#### [Your goal]
Copy everything in the listing below word for word, apart from any images.

#### [Data excerpt]

┄┄┄┄┄┄

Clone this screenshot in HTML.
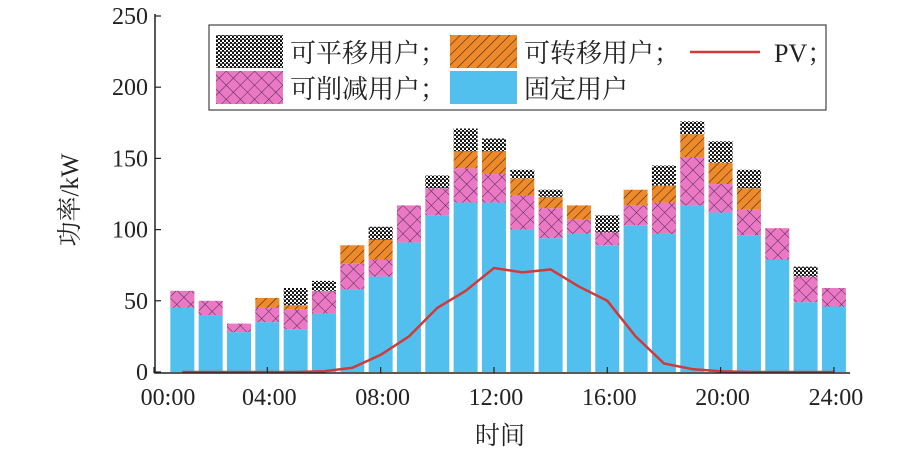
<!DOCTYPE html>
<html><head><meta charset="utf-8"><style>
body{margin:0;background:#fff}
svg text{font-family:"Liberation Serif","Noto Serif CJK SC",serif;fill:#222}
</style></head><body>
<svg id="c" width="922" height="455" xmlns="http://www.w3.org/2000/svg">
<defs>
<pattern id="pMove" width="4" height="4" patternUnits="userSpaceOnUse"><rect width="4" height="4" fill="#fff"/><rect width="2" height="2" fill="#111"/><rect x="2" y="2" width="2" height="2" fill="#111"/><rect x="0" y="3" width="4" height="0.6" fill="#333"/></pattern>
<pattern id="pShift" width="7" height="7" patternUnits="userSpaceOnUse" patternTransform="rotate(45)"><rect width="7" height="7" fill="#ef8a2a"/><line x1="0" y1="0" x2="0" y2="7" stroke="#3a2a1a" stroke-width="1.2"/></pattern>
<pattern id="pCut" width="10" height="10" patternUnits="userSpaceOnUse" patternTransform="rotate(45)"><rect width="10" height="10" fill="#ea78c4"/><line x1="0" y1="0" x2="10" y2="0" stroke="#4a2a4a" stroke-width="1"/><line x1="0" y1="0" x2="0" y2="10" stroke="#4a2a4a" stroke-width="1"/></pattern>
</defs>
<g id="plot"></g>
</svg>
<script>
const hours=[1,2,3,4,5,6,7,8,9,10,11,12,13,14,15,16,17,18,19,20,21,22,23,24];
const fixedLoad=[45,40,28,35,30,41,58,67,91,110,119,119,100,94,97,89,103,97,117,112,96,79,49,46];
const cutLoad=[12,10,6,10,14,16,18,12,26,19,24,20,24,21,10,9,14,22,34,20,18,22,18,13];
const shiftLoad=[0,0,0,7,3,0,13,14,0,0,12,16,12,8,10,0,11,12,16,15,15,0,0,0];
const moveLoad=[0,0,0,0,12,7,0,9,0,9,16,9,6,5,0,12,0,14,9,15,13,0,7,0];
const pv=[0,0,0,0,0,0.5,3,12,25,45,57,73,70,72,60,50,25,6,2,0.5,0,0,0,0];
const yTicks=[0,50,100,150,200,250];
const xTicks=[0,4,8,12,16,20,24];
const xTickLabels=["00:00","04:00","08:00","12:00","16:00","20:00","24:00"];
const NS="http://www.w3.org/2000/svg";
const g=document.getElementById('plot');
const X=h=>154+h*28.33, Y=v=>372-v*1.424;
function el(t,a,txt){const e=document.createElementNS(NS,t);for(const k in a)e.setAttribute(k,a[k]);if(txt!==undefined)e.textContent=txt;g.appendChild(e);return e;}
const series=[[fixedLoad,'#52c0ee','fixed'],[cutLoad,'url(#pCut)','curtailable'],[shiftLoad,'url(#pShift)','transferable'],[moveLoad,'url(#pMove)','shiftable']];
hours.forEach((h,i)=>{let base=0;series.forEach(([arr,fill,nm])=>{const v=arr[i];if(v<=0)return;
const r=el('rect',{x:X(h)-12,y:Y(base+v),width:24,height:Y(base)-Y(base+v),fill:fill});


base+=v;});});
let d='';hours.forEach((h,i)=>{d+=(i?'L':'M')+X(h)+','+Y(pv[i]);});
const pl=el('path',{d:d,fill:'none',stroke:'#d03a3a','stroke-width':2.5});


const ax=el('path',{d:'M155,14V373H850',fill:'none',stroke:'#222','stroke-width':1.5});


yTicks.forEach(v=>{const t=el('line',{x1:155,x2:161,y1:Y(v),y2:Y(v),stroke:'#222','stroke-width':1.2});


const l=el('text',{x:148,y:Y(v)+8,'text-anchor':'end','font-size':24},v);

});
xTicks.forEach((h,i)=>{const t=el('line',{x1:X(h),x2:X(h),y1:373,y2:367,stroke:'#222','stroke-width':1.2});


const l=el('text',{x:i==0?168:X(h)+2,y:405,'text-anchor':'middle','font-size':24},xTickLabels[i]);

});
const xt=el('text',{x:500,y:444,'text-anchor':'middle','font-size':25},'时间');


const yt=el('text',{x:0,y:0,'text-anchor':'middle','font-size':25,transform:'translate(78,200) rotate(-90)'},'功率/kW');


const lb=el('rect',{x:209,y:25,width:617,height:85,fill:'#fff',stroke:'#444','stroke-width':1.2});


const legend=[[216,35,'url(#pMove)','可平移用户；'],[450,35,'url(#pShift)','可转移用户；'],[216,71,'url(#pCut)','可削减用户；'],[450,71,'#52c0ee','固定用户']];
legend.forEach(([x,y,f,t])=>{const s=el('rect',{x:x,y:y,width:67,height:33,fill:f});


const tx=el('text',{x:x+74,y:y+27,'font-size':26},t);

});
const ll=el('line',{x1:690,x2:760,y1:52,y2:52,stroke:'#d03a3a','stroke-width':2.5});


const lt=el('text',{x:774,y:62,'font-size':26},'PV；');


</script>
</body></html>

┄┄┄┄┄┄

#### [Finished answer]
Clone this screenshot in HTML.
<!DOCTYPE html>
<html><head><meta charset="utf-8"><style>
body{margin:0;background:#fff}
svg text{font-family:"Liberation Serif","Noto Serif CJK SC",serif;fill:#222}
</style></head><body>
<svg id="c" width="922" height="455" xmlns="http://www.w3.org/2000/svg">
<defs>
<pattern id="pMove" width="4" height="4" patternUnits="userSpaceOnUse"><rect width="4" height="4" fill="#fff"/><rect width="2" height="2" fill="#111"/><rect x="2" y="2" width="2" height="2" fill="#111"/><rect x="0" y="3" width="4" height="0.6" fill="#333"/></pattern>
<pattern id="pShift" width="7" height="7" patternUnits="userSpaceOnUse" patternTransform="rotate(45)"><rect width="7" height="7" fill="#ef8a2a"/><line x1="0" y1="0" x2="0" y2="7" stroke="#3a2a1a" stroke-width="1.2"/></pattern>
<pattern id="pCut" width="10" height="10" patternUnits="userSpaceOnUse" patternTransform="rotate(45)"><rect width="10" height="10" fill="#ea78c4"/><line x1="0" y1="0" x2="10" y2="0" stroke="#4a2a4a" stroke-width="1"/><line x1="0" y1="0" x2="0" y2="10" stroke="#4a2a4a" stroke-width="1"/></pattern>
</defs>
<g id="plot"></g>
</svg>
<script>
const hours=[1,2,3,4,5,6,7,8,9,10,11,12,13,14,15,16,17,18,19,20,21,22,23,24];
const fixedLoad=[45,40,28,35,30,41,58,67,91,110,119,119,100,94,97,89,103,97,117,112,96,79,49,46];
const cutLoad=[12,10,6,10,14,16,18,12,26,19,24,20,24,21,10,9,14,22,34,20,18,22,18,13];
const shiftLoad=[0,0,0,7,3,0,13,14,0,0,12,16,12,8,10,0,11,12,16,15,15,0,0,0];
const moveLoad=[0,0,0,0,12,7,0,9,0,9,16,9,6,5,0,12,0,14,9,15,13,0,7,0];
const pv=[0,0,0,0,0,0.5,3,12,25,45,57,73,70,72,60,50,25,6,2,0.5,0,0,0,0];
const yTicks=[0,50,100,150,200,250];
const xTicks=[0,4,8,12,16,20,24];
const xTickLabels=["00:00","04:00","08:00","12:00","16:00","20:00","24:00"];
const NS="http://www.w3.org/2000/svg";
const g=document.getElementById('plot');
const X=h=>154+h*28.33, Y=v=>372-v*1.424;
function el(t,a,txt){const e=document.createElementNS(NS,t);for(const k in a)e.setAttribute(k,a[k]);if(txt!==undefined)e.textContent=txt;g.appendChild(e);return e;}
const series=[[fixedLoad,'#52c0ee','fixed'],[cutLoad,'url(#pCut)','curtailable'],[shiftLoad,'url(#pShift)','transferable'],[moveLoad,'url(#pMove)','shiftable']];
hours.forEach((h,i)=>{let base=0;series.forEach(([arr,fill,nm])=>{const v=arr[i];if(v<=0)return;
const r=el('rect',{x:X(h)-12,y:Y(base+v),width:24,height:Y(base)-Y(base+v),fill:fill});


base+=v;});});
let d='';hours.forEach((h,i)=>{d+=(i?'L':'M')+X(h)+','+Y(pv[i]);});
const pl=el('path',{d:d,fill:'none',stroke:'#d03a3a','stroke-width':2.5});


const ax=el('path',{d:'M155,14V373H850',fill:'none',stroke:'#222','stroke-width':1.5});


yTicks.forEach(v=>{const t=el('line',{x1:155,x2:161,y1:Y(v),y2:Y(v),stroke:'#222','stroke-width':1.2});


const l=el('text',{x:148,y:Y(v)+8,'text-anchor':'end','font-size':24},v);

});
xTicks.forEach((h,i)=>{const t=el('line',{x1:X(h),x2:X(h),y1:373,y2:367,stroke:'#222','stroke-width':1.2});


const l=el('text',{x:i==0?168:X(h)+2,y:405,'text-anchor':'middle','font-size':24},xTickLabels[i]);

});
const xt=el('text',{x:500,y:444,'text-anchor':'middle','font-size':25},'时间');


const yt=el('text',{x:0,y:0,'text-anchor':'middle','font-size':25,transform:'translate(78,200) rotate(-90)'},'功率/kW');


const lb=el('rect',{x:209,y:25,width:617,height:85,fill:'#fff',stroke:'#444','stroke-width':1.2});


const legend=[[216,35,'url(#pMove)','可平移用户；'],[450,35,'url(#pShift)','可转移用户；'],[216,71,'url(#pCut)','可削减用户；'],[450,71,'#52c0ee','固定用户']];
legend.forEach(([x,y,f,t])=>{const s=el('rect',{x:x,y:y,width:67,height:33,fill:f});


const tx=el('text',{x:x+74,y:y+27,'font-size':26},t);

});
const ll=el('line',{x1:690,x2:760,y1:52,y2:52,stroke:'#d03a3a','stroke-width':2.5});


const lt=el('text',{x:774,y:62,'font-size':26},'PV；');


</script>
</body></html>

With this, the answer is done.